Wednesday, February 16, 2011


When David Pepin first dreamed of killing his wife, he didn't kill her himself. He dreamed convenient acts of God. At a picnic on the beach, a storm front moved in. David and Alice collected their chairs, blankets, and booze, and when the lightning flashed, David imagined his wife lit up, her skeleton distinctly visible as in a children's cartoon, Alice then collapsing into a smoking pile of ash....

He dreamed unconsciously and he dreamed sporadically. His fantasies simply welled up. If she called from work, he asked, "Did something happen?" If she was late coming home, he began to worry too soon. He began to dream according to her schedule....

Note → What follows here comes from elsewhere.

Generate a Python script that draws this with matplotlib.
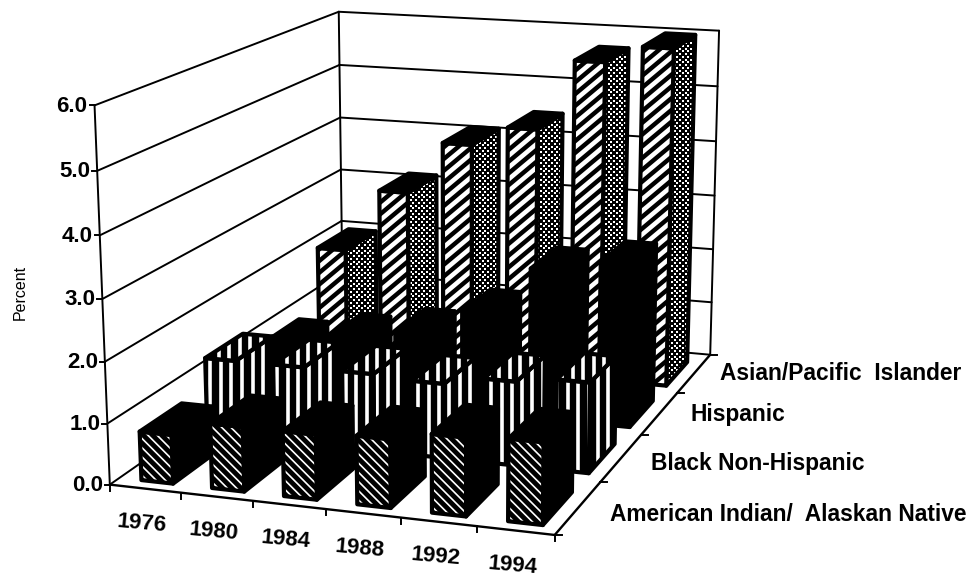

... There could be no violence. But occasionally David became a Walter Mitty of murder. He dreamed his own agency. He did it. He shot Alice, he bludgeoned her, he suffocated her with a pillow. But these fantasies were truncated: they flashed in his mind, then he cut them off before the terminal moment because he never surprised her in time. He saw her recognize him as he came round the corner with knife, bat, or gun, felt her hand grip the arm that held the pillow over her face--and it was all too terrible to contemplate.

"Whale!" he screamed at her, because she was enormous. "Goddamn blue whale!" (She'd struggled mightily with depression but was now back on meds.)
Mr. Peanut
Adam Ross

Do people still classify art as post-modern? I do. This definitely fits into my understanding of post-modern fiction. The story itself is intriguing as it moves forward and backward and interlinks with Sam Shepherd's story (The Fugitive). A very weird read; intriguing, a bit wordy, well written for the most part. As I read this book I constantly puzzled over how the mind works and how Adam Ross's mind works, and felt sympathy for what must be the state of Adam Ross's mind. He writes a good book.